Records contained in a dataset
— Begin —

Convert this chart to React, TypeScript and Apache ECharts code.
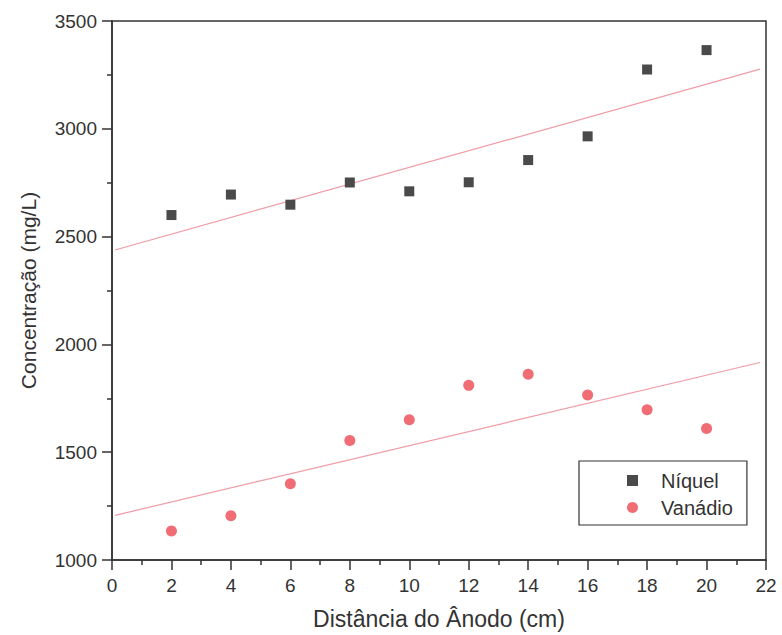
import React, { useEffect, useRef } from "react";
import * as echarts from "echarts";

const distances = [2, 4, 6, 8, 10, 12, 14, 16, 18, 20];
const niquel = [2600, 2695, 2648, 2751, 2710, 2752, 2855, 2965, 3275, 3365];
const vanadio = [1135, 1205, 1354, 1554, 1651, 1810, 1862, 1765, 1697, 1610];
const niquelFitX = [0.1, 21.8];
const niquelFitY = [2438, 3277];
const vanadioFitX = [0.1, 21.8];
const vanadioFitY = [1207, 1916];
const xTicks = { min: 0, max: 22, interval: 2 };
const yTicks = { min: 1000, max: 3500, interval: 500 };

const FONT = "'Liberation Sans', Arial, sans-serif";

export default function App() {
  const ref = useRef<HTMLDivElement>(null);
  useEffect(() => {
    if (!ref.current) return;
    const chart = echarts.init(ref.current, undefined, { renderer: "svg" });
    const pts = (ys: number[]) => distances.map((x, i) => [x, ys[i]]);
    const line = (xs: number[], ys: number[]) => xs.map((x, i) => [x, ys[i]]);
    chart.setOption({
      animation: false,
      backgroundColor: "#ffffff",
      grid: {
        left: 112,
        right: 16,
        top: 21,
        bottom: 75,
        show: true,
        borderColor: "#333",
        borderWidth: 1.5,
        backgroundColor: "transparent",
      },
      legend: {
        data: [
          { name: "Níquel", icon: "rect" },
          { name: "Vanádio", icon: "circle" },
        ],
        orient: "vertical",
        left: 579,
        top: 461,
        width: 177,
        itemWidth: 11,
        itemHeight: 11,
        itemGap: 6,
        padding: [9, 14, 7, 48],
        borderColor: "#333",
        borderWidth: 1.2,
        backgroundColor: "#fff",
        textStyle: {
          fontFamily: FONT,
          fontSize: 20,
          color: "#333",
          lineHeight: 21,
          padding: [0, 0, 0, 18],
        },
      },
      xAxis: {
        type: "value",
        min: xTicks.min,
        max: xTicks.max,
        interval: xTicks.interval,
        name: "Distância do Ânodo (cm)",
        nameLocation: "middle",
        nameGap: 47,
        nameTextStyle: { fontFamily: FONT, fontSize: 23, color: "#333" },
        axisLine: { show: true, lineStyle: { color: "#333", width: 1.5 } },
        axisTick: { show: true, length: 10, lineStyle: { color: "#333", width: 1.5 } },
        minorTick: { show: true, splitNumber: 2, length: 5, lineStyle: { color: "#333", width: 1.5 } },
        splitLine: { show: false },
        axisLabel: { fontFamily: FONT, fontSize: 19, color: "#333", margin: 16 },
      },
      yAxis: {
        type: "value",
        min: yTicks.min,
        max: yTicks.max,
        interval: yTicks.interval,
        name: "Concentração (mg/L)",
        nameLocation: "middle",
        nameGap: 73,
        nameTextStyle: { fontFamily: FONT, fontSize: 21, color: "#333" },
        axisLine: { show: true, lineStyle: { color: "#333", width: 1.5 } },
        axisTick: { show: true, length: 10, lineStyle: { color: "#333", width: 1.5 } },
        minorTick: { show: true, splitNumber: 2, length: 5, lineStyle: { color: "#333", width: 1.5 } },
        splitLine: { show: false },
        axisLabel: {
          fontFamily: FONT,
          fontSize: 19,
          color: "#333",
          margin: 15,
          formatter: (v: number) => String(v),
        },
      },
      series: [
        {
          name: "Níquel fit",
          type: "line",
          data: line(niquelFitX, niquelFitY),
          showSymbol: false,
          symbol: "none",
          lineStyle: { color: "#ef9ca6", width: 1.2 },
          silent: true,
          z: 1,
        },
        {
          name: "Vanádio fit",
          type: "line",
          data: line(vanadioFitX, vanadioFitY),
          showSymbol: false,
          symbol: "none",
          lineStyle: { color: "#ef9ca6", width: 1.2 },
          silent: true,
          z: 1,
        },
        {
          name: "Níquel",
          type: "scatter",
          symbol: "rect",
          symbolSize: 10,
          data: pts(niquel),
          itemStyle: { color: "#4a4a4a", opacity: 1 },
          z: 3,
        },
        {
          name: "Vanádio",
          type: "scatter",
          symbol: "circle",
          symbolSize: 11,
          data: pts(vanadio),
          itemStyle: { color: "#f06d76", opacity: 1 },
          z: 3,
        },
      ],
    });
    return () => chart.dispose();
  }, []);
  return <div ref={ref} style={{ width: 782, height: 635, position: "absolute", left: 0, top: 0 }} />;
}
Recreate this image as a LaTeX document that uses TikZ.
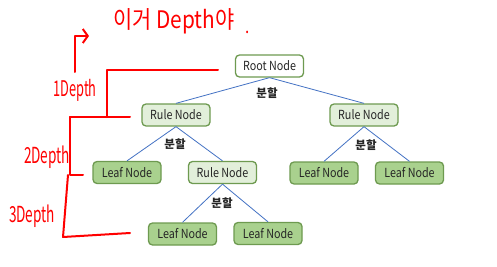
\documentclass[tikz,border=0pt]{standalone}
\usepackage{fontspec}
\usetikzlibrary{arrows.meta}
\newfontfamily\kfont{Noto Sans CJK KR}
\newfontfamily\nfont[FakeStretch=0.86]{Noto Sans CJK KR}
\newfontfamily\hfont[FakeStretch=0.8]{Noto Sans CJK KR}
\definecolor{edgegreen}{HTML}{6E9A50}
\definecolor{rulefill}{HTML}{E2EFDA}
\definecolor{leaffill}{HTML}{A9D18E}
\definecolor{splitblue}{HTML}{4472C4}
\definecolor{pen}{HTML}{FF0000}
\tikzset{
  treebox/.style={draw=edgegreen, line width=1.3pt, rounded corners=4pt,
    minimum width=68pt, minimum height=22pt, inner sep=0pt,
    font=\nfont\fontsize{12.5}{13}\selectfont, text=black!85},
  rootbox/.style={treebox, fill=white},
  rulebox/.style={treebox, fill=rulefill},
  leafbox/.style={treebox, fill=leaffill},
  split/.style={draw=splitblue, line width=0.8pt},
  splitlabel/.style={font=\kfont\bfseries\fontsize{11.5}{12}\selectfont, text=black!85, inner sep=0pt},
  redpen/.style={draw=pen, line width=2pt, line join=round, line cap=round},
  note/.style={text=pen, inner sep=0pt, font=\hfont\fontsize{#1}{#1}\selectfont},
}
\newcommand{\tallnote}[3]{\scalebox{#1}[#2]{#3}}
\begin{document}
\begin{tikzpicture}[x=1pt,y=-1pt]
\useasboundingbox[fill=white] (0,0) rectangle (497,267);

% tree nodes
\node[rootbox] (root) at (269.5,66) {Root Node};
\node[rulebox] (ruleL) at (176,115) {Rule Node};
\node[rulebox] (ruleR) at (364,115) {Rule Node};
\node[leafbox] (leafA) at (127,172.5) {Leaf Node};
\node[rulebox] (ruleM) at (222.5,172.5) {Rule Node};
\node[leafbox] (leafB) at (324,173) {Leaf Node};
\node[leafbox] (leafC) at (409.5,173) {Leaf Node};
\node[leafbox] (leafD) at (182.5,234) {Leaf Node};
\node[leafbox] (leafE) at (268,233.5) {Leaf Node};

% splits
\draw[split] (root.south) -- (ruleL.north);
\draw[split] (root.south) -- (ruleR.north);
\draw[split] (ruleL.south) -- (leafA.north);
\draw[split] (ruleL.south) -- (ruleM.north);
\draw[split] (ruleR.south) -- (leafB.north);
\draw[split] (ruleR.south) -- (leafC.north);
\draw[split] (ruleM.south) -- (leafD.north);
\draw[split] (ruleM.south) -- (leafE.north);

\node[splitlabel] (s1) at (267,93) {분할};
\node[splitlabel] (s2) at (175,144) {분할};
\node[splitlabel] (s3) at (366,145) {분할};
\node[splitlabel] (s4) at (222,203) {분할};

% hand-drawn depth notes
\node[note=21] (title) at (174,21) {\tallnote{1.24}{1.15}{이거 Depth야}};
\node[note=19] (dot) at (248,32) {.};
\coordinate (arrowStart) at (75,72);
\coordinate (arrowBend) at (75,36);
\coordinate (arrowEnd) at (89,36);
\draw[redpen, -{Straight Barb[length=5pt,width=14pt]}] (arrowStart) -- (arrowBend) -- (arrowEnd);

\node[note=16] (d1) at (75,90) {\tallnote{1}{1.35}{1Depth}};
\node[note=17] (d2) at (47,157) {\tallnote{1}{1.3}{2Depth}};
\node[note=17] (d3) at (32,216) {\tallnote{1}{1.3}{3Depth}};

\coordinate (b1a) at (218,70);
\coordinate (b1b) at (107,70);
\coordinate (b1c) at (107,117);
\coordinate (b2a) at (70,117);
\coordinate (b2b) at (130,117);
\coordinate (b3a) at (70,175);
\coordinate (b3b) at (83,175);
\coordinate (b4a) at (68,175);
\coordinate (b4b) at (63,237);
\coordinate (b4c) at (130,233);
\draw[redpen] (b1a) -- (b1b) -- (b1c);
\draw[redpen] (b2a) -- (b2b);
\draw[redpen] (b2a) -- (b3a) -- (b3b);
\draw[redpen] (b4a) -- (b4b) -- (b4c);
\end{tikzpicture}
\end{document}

— End —

Repeat only the lines from the one with "Recreate this image" down to the one with "(0,0) rectangle (497,267);", word for word and both included, and leave the pictures out.

Recreate this image as a LaTeX document that uses TikZ.
\documentclass[tikz,border=0pt]{standalone}
\usepackage{fontspec}
\usetikzlibrary{arrows.meta}
\newfontfamily\kfont{Noto Sans CJK KR}
\newfontfamily\nfont[FakeStretch=0.86]{Noto Sans CJK KR}
\newfontfamily\hfont[FakeStretch=0.8]{Noto Sans CJK KR}
\definecolor{edgegreen}{HTML}{6E9A50}
\definecolor{rulefill}{HTML}{E2EFDA}
\definecolor{leaffill}{HTML}{A9D18E}
\definecolor{splitblue}{HTML}{4472C4}
\definecolor{pen}{HTML}{FF0000}
\tikzset{
  treebox/.style={draw=edgegreen, line width=1.3pt, rounded corners=4pt,
    minimum width=68pt, minimum height=22pt, inner sep=0pt,
    font=\nfont\fontsize{12.5}{13}\selectfont, text=black!85},
  rootbox/.style={treebox, fill=white},
  rulebox/.style={treebox, fill=rulefill},
  leafbox/.style={treebox, fill=leaffill},
  split/.style={draw=splitblue, line width=0.8pt},
  splitlabel/.style={font=\kfont\bfseries\fontsize{11.5}{12}\selectfont, text=black!85, inner sep=0pt},
  redpen/.style={draw=pen, line width=2pt, line join=round, line cap=round},
  note/.style={text=pen, inner sep=0pt, font=\hfont\fontsize{#1}{#1}\selectfont},
}
\newcommand{\tallnote}[3]{\scalebox{#1}[#2]{#3}}
\begin{document}
\begin{tikzpicture}[x=1pt,y=-1pt]
\useasboundingbox[fill=white] (0,0) rectangle (497,267);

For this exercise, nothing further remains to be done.